Zufall? Was ist das? Schon Bach hat gesagt, dass die Musik da ist und man sie nur richtig erwischen muss. Wenn ich den Regler in einem Moment nach links drehe, ist das dann der Zufall von dem du sprichst? Das wird sofort eine philosophische Frage. Nur weil ich das Handwerk beherrsche, heißt das ja nicht, dass ich mit dem Material nicht spielen darf. Trial and Error ist eine Strategie, die unser Leben schreibt. Niemand kann von vornherein alles. Ich kann mir schwer vorstellen, dass Kunst so etwas Geplantes ist. Ich glaube nicht, dass es per se etwas Neues gibt, es kommt darauf an, aus bestehendem Material etwas zu machen. Es gibt den Spruch "Wenn du einen Fehler machst, dann wiederhole ihn so lange, bis man glaubt, es war Absicht!". Ich halte Fehler für eine gute Sache. Alles wäre sonst so glatt und vorhersehbar!

Wie sieht bei Ihnen das Verhältnis zwischen Produktion und Live-Act aus?

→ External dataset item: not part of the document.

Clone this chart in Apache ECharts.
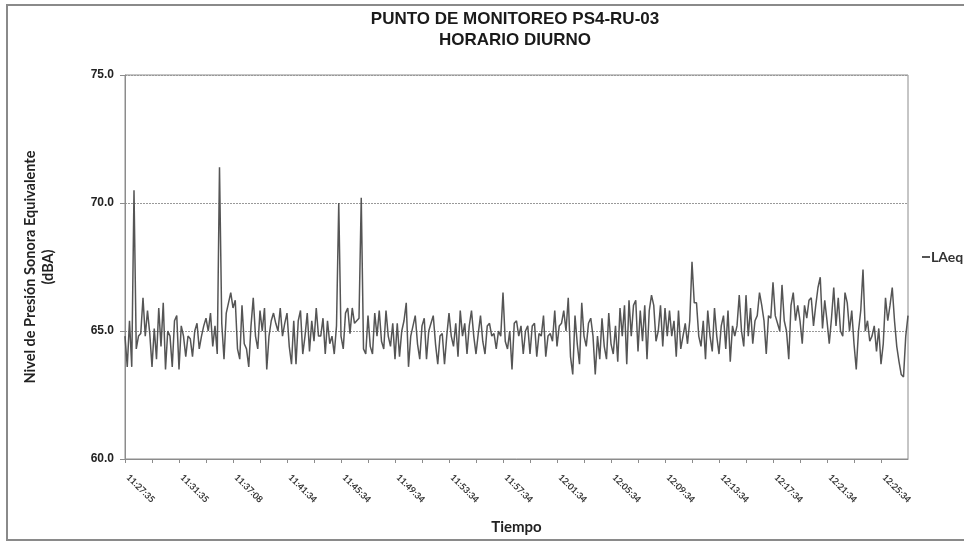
<!DOCTYPE html>
<html>
<head>
<meta charset="utf-8">
<script src="https://cdn.jsdelivr.net/npm/echarts@6/dist/echarts.min.js"></script>
<style>
html,body{margin:0;padding:0;background:#fff;}
#chart{width:964px;height:543px;}
</style>
</head>
<body>
<div id="chart"></div>
<script>
// Time tick labels (one every 24 samples)
var tickLabels = ['11:27:35','11:31:35','11:37:08','11:41:34','11:45:34','11:49:34','11:53:34','11:57:34','12:01:34','12:05:34','12:09:34','12:13:34','12:17:34','12:21:34','12:25:34'];
var yTicks = [60, 65, 70, 75];
var seriesName = 'LAeq';

// LAeq (dBA) samples, in four consecutive parts
var laeqPart1 = [
64.8,63.6,65.4,63.6,70.5,64.3,64.8,64.9,66.3,64.8,
65.8,64.9,63.6,65.1,63.9,65.9,64.4,66.1,63.5,65.0,
64.8,63.6,65.4,65.6,63.5,65.2,64.8,64.0,64.8,64.7,
64.0,65.0,65.3,64.3,64.8,65.2,65.5,65.0,65.7,64.4,
65.2,64.1,71.4,65.3,63.9,65.7,66.1,66.5,65.9,66.2,
64.3,63.9,66.0,64.5,64.3,63.6,65.2,66.3,64.8,64.3,
65.8,65.0,65.9,63.5,64.8,65.4,65.7,65.3,65.0,65.9,
64.8,65.3,65.7,64.4,63.7,65.4,63.7,65.4,65.8,64.1,
64.8,65.7,64.2,65.4,64.6,65.9,64.8
];
var laeqPart2 = [
64.8,65.5,64.1,65.4,64.5,64.8,64.1,65.2,70.0,64.8,
64.3,65.7,65.9,64.9,65.9,65.3,65.4,65.5,70.2,64.3,
64.1,65.6,64.4,64.1,65.7,64.8,65.8,64.6,64.3,65.8,
64.8,64.4,65.3,63.9,65.3,64.0,65.0,65.4,66.1,63.6,
64.8,65.2,65.6,64.5,63.9,65.2,65.5,63.9,65.0,65.3,
65.6,64.5,63.7,64.8,64.9,63.7,64.8,65.7,64.8,64.4,
65.3,64.0,65.8,64.8,65.3,64.1,65.2,65.8,64.8,64.1,
64.9,65.6,64.6,64.1,65.2,65.3,64.8,64.9,64.3,65.0,
64.8,66.5,64.6,64.3,65.0,63.5,65.3
];
var laeqPart3 = [
65.4,64.8,65.2,64.1,65.0,65.2,64.1,65.2,65.3,64.0,
64.9,64.8,65.6,64.0,64.8,64.9,64.6,65.8,64.4,65.2,
65.3,65.8,65.0,66.3,64.0,63.3,65.6,64.5,63.7,66.1,
64.8,64.4,65.3,65.5,64.8,63.3,64.8,63.9,65.5,64.4,
63.9,65.7,64.5,64.1,65.2,63.8,65.9,64.8,66.0,63.7,
66.2,64.8,66.0,66.2,64.2,65.8,64.6,66.0,63.9,65.8,
66.4,66.0,64.6,65.0,66.0,64.4,65.9,64.8,65.8,64.8,
65.4,64.0,65.8,64.3,64.8,65.3,64.5,65.4,67.7,66.1,
66.1,64.8,64.4,65.4,63.9,65.8,64.8
];
var laeqPart4 = [
64.2,65.9,64.8,64.1,65.2,65.6,64.3,65.8,63.8,65.2,
64.8,65.2,66.4,65.0,64.4,66.4,64.8,65.9,64.5,65.4,
65.6,66.5,66.0,65.4,64.1,65.6,65.5,66.9,65.6,65.3,
65.0,66.8,65.4,65.0,63.9,66.0,66.5,65.4,66.0,65.4,
64.5,66.0,65.5,66.2,66.3,65.2,66.0,66.7,67.1,65.1,
66.2,65.4,64.5,65.5,66.7,65.2,66.3,65.0,64.8,66.5,
66.1,65.0,65.8,64.5,63.5,65.0,65.8,67.4,65.0,65.4,
64.6,64.8,65.2,64.2,65.1,63.7,64.5,66.3,65.4,66.0,
66.7,65.4,64.4,63.8,63.3,63.2,64.8,65.6
];

var laeq = laeqPart1.concat(laeqPart2, laeqPart3, laeqPart4);
var samplesPerLabel = 24;
var seriesData = laeq.map(function (v, i) { return [i, v]; });

var chart = echarts.init(document.getElementById('chart'), null, {renderer: 'canvas'});
var sans = "'Liberation Sans', Arial, sans-serif";
var cal = "Lato, 'Open Sans', sans-serif";

chart.setOption({
  animation: false,
  backgroundColor: '#ffffff',
  title: {
    text: 'PUNTO DE MONITOREO PS4-RU-03\nHORARIO DIURNO',
    left: 510,
    top: 4,
    textAlign: 'center',
    textStyle: {fontFamily: sans, fontWeight: 'bold', fontSize: 17, color: '#1a1a1a', lineHeight: 21}
  },
  legend: {
    data: [seriesName],
    left: 922,
    top: 250,
    padding: 0,
    icon: 'rect',
    itemWidth: 8,
    itemHeight: 2,
    itemGap: 2,
    textStyle: {fontFamily: cal, fontWeight: 'bold', fontSize: 14, color: '#333', padding: [0,0,0,-4]}
  },
  graphic: [{
    type: 'rect',
    shape: {x: 7, y: 5, width: 1000, height: 535},
    style: {fill: 'none', stroke: '#8a8a8a', lineWidth: 2},
    silent: true
  }],
  grid: {left: 125, right: 56, top: 75, bottom: 84, show: true, borderColor: '#8c8c8c', borderWidth: 1, backgroundColor: 'transparent'},
  xAxis: {
    type: 'value',
    min: 0,
    max: laeq.length - 1,
    interval: samplesPerLabel / 2,
    name: 'Tiempo',
    nameLocation: 'middle',
    nameGap: 61,
    nameTextStyle: {fontFamily: cal, fontWeight: 'bold', fontSize: 15, color: '#222'},
    axisLine: {show: true, lineStyle: {color: '#8c8c8c', width: 1}},
    axisTick: {show: true, length: 4, lineStyle: {color: '#8c8c8c'}},
    splitLine: {show: false},
    axisLabel: {
      rotate: -45,
      margin: 14,
      padding: [0, 0, 0, 4],
      fontFamily: cal,
      fontWeight: 'bold',
      fontSize: 9,
      color: '#333',
      showMaxLabel: false,
      formatter: function (v) {
        if (v % samplesPerLabel !== 0) return '';
        var k = v / samplesPerLabel;
        return tickLabels[k] || '';
      }
    }
  },
  yAxis: {
    type: 'value',
    min: yTicks[0],
    max: yTicks[yTicks.length - 1],
    interval: 5,
    name: 'Nivel de Presión Sonora Equivalente\n(dBA)',
    nameLocation: 'middle',
    nameRotate: 90,
    nameGap: 68,
    nameTextStyle: {fontFamily: cal, fontWeight: 'bold', fontSize: 14.5, color: '#222', lineHeight: 18},
    axisLine: {show: true, lineStyle: {color: '#8c8c8c', width: 1}},
    axisTick: {show: true, length: 5, lineStyle: {color: '#8c8c8c'}},
    splitLine: {show: true, lineStyle: {color: '#999', type: [2, 1], width: 1}},
    axisLabel: {
      margin: 11,
      fontFamily: sans,
      fontWeight: 'bold',
      fontSize: 12,
      color: '#222',
      formatter: function (v) { return v.toFixed(1); }
    }
  },
  series: [{
    name: seriesName,
    type: 'line',
    data: seriesData,
    showSymbol: false,
    symbol: 'none',
    lineStyle: {color: '#555', width: 1.5},
    itemStyle: {color: '#555'}
  }]
});
</script>
</body>
</html>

Ein Album ist für mich schon ein abgeschlossenes Ding. Das hat einen Bogen und wird als Werk präsentiert. Daher spiele ich Live keine Albumtracks. Leider ist es heutzutage oft ganz üblich als Live-Act, einfach den Play-Button zu drücken und es dabei zu belassen. Mich interessiert das nicht, mir ist es wichtig, dass der Live-Auftritt für mich immer eine Art von Challenge ist. Ich verwende das Material meiner Tracks wie ein Orchester und Live bin ich dessen Dirigent, der versucht, den Sound zu bändigen. Es freut mich, dass es derzeit in den Clubs wieder mehr broken beat Sachen gibt. Diese Ästhetik macht es einem einfacher, ein bisschen mehr Experiment zu wagen, weil die Struktur der Tunes offener ist. 

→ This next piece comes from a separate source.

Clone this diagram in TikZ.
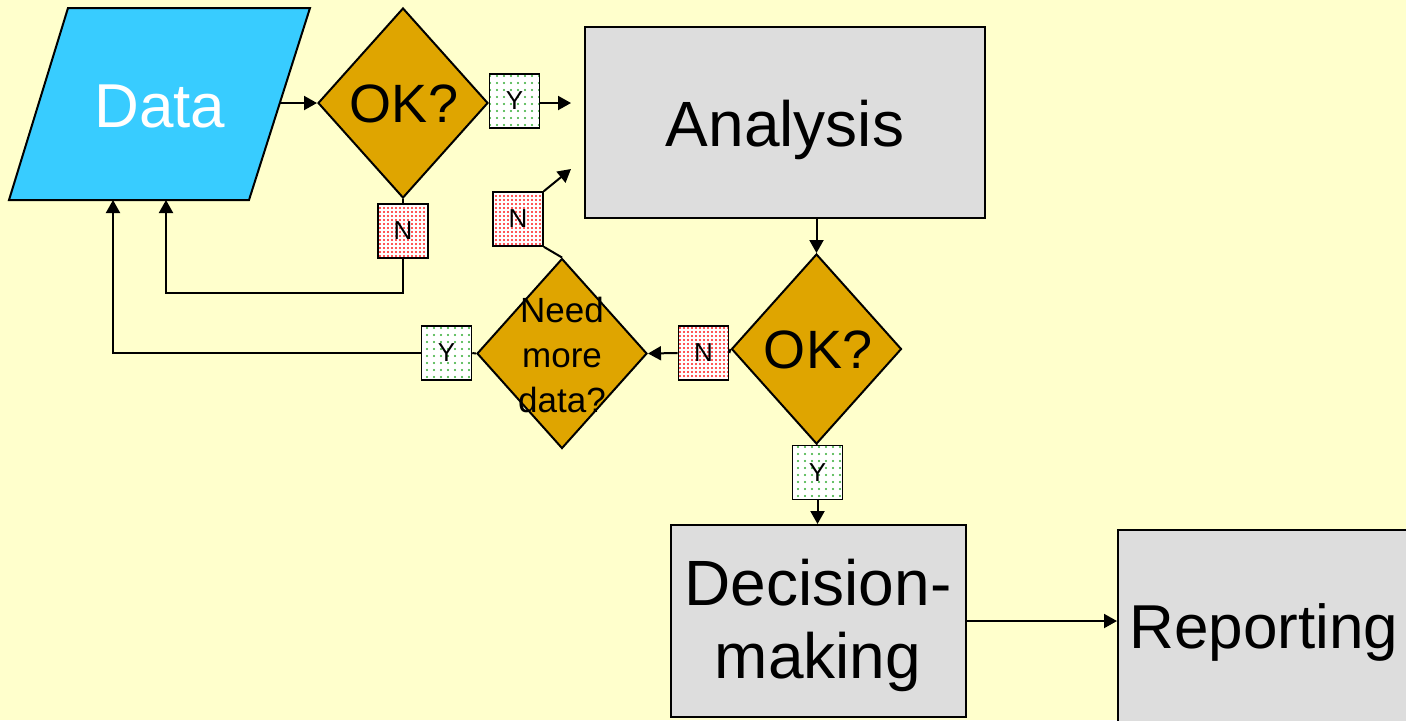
\documentclass[tikz,border=0pt]{standalone}
\usepackage{fontspec}
\setmainfont{Liberation Sans}
\usetikzlibrary{shapes.geometric,patterns.meta,arrows.meta}
\definecolor{bg}{HTML}{FFFFCC}
\definecolor{datablue}{HTML}{38CCFF}
\definecolor{gold}{HTML}{DFA500}
\definecolor{boxgray}{HTML}{DDDDDD}
\begin{document}
\begin{tikzpicture}[x=0.5pt,y=-0.5pt,
  conn/.style={line width=1pt},
  arr/.style={conn,-{Triangle[length=6.5pt,width=7pt]}},
  procbox/.style={draw,line width=1pt,fill=boxgray,inner sep=0pt},
  dia/.style={diamond,draw,line width=1pt,fill=gold,inner sep=0pt,minimum width=85pt,minimum height=95pt},
  yesbox/.style={draw,line width=0.8pt,preaction={fill=white},pattern={Dots[distance=3.5pt,radius=0.6pt]},pattern color=green!60!black!80,
    minimum width=25pt,minimum height=27pt,inner sep=0pt,font=\fontsize{13}{15}\selectfont},
  nobox/.style={draw,line width=0.8pt,preaction={fill=white},pattern={Dots[distance=2pt,radius=0.55pt]},pattern color=red!90,
    minimum width=25pt,minimum height=27pt,inner sep=0pt,font=\fontsize{13}{15}\selectfont},
  big/.style={font=\fontsize{32}{36.5}\selectfont,inner sep=0pt,align=center},
  ok/.style={font=\fontsize{27}{30}\selectfont,inner sep=0pt}
]
\fill[bg] (0,0) rectangle (1406,720);
\useasboundingbox (0,0) rectangle (1406,720);
\clip (0,0) rectangle (1406,720);

% Data
\draw[line width=1pt,fill=datablue] (68,8) -- (310,8) -- (249,200) -- (9,200) -- cycle;
\node[big,anchor=base,text=white,font=\fontsize{31}{36}\selectfont] (data) at (160,127) {Data};
\coordinate (dR) at (279,103);
\coordinate (dB1) at (113,200);
\coordinate (dB2) at (166,200);

% Analysis
\node[procbox,minimum width=200pt,minimum height=95.5pt] (an) at (785,122.5) {};
\node[big,anchor=base] (antext) at (785,146) {Analysis};

% Diamonds
\node[dia] (d1) at (403,103) {};
\node[ok,anchor=base] (d1t) at (404,122) {OK?};
\node[dia] (d2) at (562,353.5) {};
\node[inner sep=0pt,align=center,font=\fontsize{17.5}{22.5}\selectfont] (d2t) at (562,355) {Need\\more\\data?};
\node[dia] (d3) at (816.5,349) {};
\node[ok,anchor=base] (d3t) at (818,368) {OK?};

% Decision and Reporting
\node[procbox,minimum width=147.5pt,minimum height=96pt] (dec) at (818.5,621) {};
\node[big] (dect) at (818,625) {Decision-\\making};
\node[procbox,minimum width=200pt,minimum height=150pt] (rep) at (1318,680) {};
\node[big,anchor=base west,font=\fontsize{31}{36}\selectfont] (rept) at (1129,648) {Reporting};

% Y/N boxes
\node[yesbox] (y1) at (514.5,101) {Y};
\node[nobox] (n1) at (403,231) {N};
\node[nobox] (n2) at (518,219) {N};
\node[yesbox] (y3) at (446.5,353) {Y};
\node[nobox] (n4) at (703.5,353) {N};
\node[yesbox] (y5) at (817.5,472.5) {Y};

\coordinate (t1) at (571,103);
\coordinate (t2) at (571,169);
\coordinate (c1) at (166,293);

% connectors
\draw[arr] (dR) -- (d1.west);
\draw[conn] (d1.east) -- (d1.east -| y1.west);
\draw[arr] (y1.east |- t1) -- (t1);
\draw[conn] (d1.south) -- (n1.north);
\draw[arr] (n1.south) |- (c1) -- (dB2);
\draw[arr] (an.south -| d3.north) -- (d3.north);
\draw[conn] (d3.west) -- (n4.east);
\draw[arr] (n4.west) -- (d2.east);
\draw[conn] (d2.north) -- (n2.south east);
\draw[arr] (n2.north east) -- (t2);
\draw[conn] (d2.west) -- (y3.east);
\draw[arr] (y3.west) -| (dB1);
\draw[conn] (d3.south) -- (y5.north);
\draw[arr] (y5.south) -- (y5.south |- dec.north);
\draw[arr] (dec.east) -- (dec.east -| rep.west);
\end{tikzpicture}
\end{document}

Sie erwähnen Broken-Beat. In den letzten Jahren hat Dub-Step dazu beigetragen, die Clubkultur wieder toleranter sein zu lassen.

Ich muss zugeben, dass ich Dub-Step eigentlich für ein Monster aus London hielt, dass sich selbst wieder auffressen würde. Es überrascht mich, dass dieser Stil so lange überlebt hat. Für mich ist Dub-Step ein ganz eng umrissener Stilbegriff und es gibt da das Problem, dass viel unter dem Label Dub-Step verkauft wird. Ich finde es schade, dass viele Dub-Step Produzenten, wohl aus nachvollziehbaren wirtschaftlichen Gründen, gezwungen sind, ihre Nummern mit Pop-Appeal auszustatten. Für mich ist Dub-Step oft so ein Style, der einen so anschreien muss. Das hängt vielleicht auch mit der jugendlichen Energie zusammen.

Steckt viel Pop in diesen Tracks?

Nicht bei allen. Ich frage mich nur, was aus den Zeiten geworden ist? Hier hat sich im Musikgeschäft viel verändert. Ich kann mich gut daran erinnern, dass es sich elektronische Musik vor ein paar Jahren noch erlauben konnte, auf Pop vollkommen zu verzichten. Auch Melancholie war noch erlaubt. Ich denke an Squarepusher und an Portishead - da war viel möglich. Ich merke es ja selber, wenn ich mich als DJ auf einen Club-Abend vorbereite. Flächige Tunes, düstere Sachen nehme ich gar nicht erst mit, ich weiß von vornherein, dass diese Tracks nicht funktionieren werden. Damit bin ich wohl auch selbst, Teil dieser Entwicklung.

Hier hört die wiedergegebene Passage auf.